[Start]

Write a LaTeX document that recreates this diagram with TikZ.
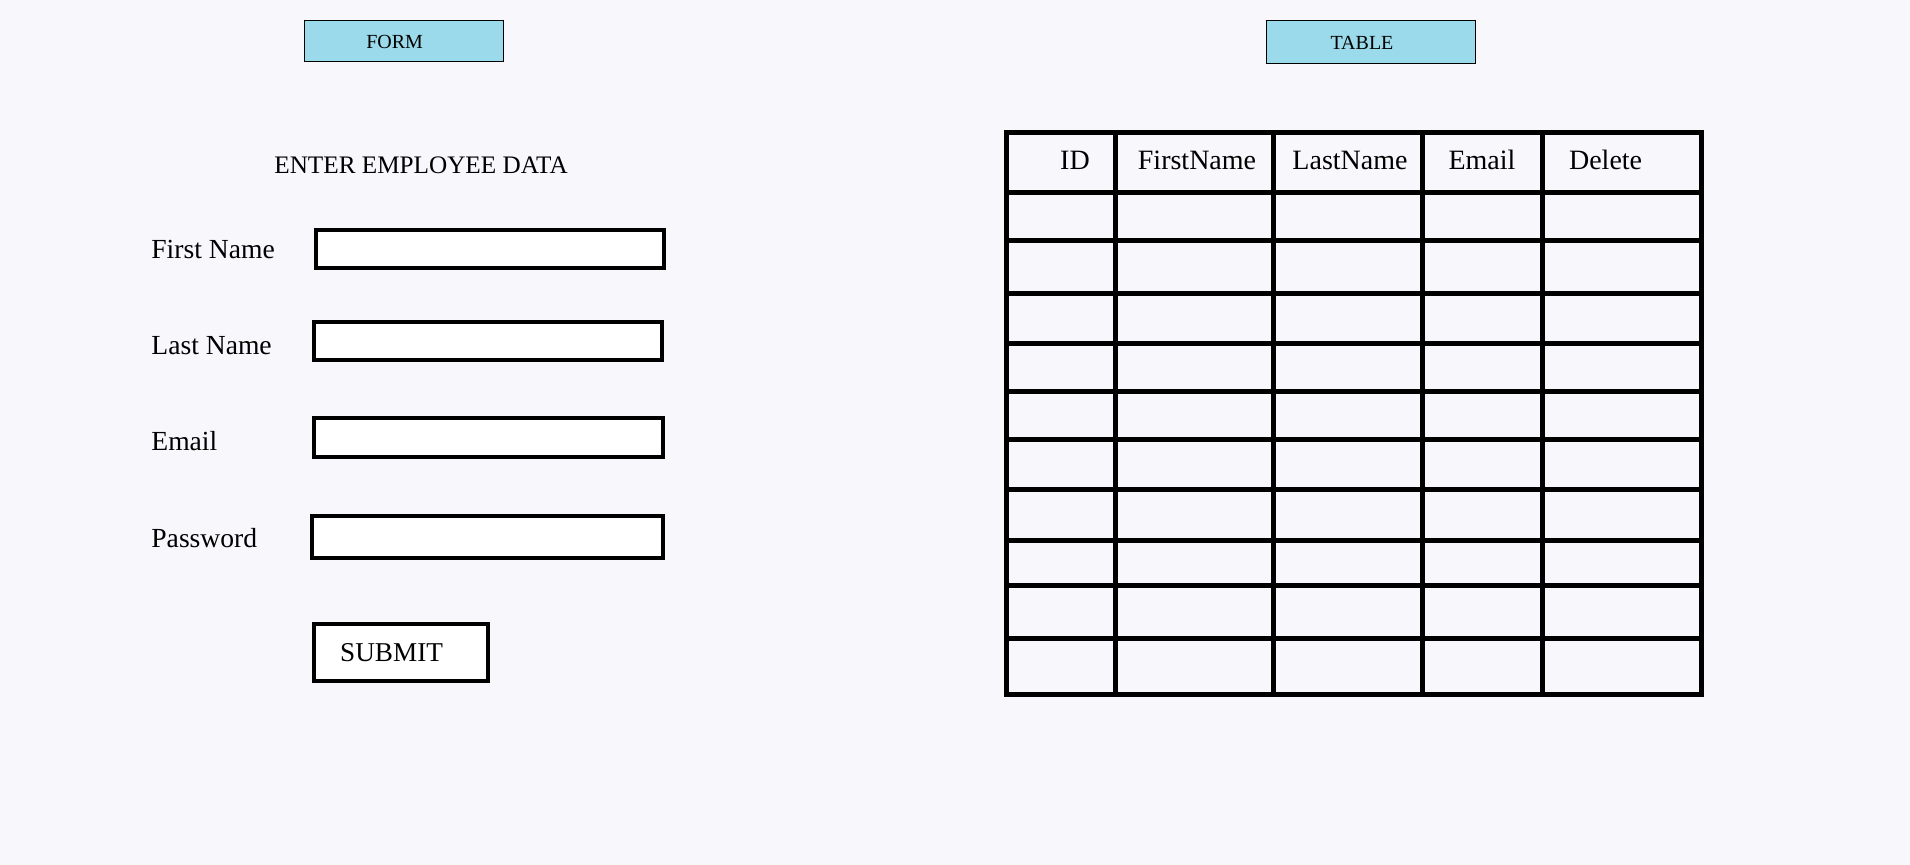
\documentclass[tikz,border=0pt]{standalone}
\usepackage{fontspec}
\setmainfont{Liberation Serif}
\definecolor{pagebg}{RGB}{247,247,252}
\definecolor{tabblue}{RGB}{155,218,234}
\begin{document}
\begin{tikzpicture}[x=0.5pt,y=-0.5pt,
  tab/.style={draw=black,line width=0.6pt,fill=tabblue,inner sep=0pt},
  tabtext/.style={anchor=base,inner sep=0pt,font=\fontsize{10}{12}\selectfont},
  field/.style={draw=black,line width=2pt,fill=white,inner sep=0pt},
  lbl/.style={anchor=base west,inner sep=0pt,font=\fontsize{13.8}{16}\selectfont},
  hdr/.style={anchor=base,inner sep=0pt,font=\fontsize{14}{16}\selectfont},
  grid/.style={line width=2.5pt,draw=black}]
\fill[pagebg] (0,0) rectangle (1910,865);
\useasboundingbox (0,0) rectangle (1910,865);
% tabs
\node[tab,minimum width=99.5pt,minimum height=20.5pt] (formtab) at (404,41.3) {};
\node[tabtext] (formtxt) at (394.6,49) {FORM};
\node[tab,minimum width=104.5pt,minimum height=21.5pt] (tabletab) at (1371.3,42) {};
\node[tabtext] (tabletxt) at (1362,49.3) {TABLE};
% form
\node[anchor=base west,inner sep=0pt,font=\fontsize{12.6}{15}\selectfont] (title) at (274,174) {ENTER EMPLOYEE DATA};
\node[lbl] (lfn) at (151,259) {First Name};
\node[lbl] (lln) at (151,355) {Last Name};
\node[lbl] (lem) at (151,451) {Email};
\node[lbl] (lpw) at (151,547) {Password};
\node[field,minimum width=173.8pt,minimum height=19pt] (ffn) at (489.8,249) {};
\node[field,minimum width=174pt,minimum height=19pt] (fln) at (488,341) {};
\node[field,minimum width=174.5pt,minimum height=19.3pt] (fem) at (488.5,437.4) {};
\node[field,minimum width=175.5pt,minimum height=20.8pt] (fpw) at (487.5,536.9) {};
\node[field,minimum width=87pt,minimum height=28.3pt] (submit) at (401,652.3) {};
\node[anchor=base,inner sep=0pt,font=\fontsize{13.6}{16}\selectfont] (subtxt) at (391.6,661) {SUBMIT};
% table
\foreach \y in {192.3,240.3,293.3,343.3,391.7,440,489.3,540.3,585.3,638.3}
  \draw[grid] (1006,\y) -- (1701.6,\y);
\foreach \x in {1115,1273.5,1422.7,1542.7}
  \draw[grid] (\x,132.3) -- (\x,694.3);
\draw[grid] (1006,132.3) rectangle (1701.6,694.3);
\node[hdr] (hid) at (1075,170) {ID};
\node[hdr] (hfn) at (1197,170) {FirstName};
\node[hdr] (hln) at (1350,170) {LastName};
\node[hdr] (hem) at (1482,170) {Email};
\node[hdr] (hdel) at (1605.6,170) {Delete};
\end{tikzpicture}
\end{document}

[End]

Transcribe the material as is, with images omitted.

Write a LaTeX document that recreates this diagram with TikZ.
\documentclass[tikz,border=0pt]{standalone}
\usepackage{fontspec}
\setmainfont{Liberation Serif}
\definecolor{pagebg}{RGB}{247,247,252}
\definecolor{tabblue}{RGB}{155,218,234}
\begin{document}
\begin{tikzpicture}[x=0.5pt,y=-0.5pt,
  tab/.style={draw=black,line width=0.6pt,fill=tabblue,inner sep=0pt},
  tabtext/.style={anchor=base,inner sep=0pt,font=\fontsize{10}{12}\selectfont},
  field/.style={draw=black,line width=2pt,fill=white,inner sep=0pt},
  lbl/.style={anchor=base west,inner sep=0pt,font=\fontsize{13.8}{16}\selectfont},
  hdr/.style={anchor=base,inner sep=0pt,font=\fontsize{14}{16}\selectfont},
  grid/.style={line width=2.5pt,draw=black}]
\fill[pagebg] (0,0) rectangle (1910,865);
\useasboundingbox (0,0) rectangle (1910,865);
% tabs
\node[tab,minimum width=99.5pt,minimum height=20.5pt] (formtab) at (404,41.3) {};
\node[tabtext] (formtxt) at (394.6,49) {FORM};
\node[tab,minimum width=104.5pt,minimum height=21.5pt] (tabletab) at (1371.3,42) {};
\node[tabtext] (tabletxt) at (1362,49.3) {TABLE};
% form
\node[anchor=base west,inner sep=0pt,font=\fontsize{12.6}{15}\selectfont] (title) at (274,174) {ENTER EMPLOYEE DATA};
\node[lbl] (lfn) at (151,259) {First Name};
\node[lbl] (lln) at (151,355) {Last Name};
\node[lbl] (lem) at (151,451) {Email};
\node[lbl] (lpw) at (151,547) {Password};
\node[field,minimum width=173.8pt,minimum height=19pt] (ffn) at (489.8,249) {};
\node[field,minimum width=174pt,minimum height=19pt] (fln) at (488,341) {};
\node[field,minimum width=174.5pt,minimum height=19.3pt] (fem) at (488.5,437.4) {};
\node[field,minimum width=175.5pt,minimum height=20.8pt] (fpw) at (487.5,536.9) {};
\node[field,minimum width=87pt,minimum height=28.3pt] (submit) at (401,652.3) {};
\node[anchor=base,inner sep=0pt,font=\fontsize{13.6}{16}\selectfont] (subtxt) at (391.6,661) {SUBMIT};
% table
\foreach \y in {192.3,240.3,293.3,343.3,391.7,440,489.3,540.3,585.3,638.3}
  \draw[grid] (1006,\y) -- (1701.6,\y);
\foreach \x in {1115,1273.5,1422.7,1542.7}
  \draw[grid] (\x,132.3) -- (\x,694.3);
\draw[grid] (1006,132.3) rectangle (1701.6,694.3);
\node[hdr] (hid) at (1075,170) {ID};
\node[hdr] (hfn) at (1197,170) {FirstName};
\node[hdr] (hln) at (1350,170) {LastName};
\node[hdr] (hem) at (1482,170) {Email};
\node[hdr] (hdel) at (1605.6,170) {Delete};
\end{tikzpicture}
\end{document}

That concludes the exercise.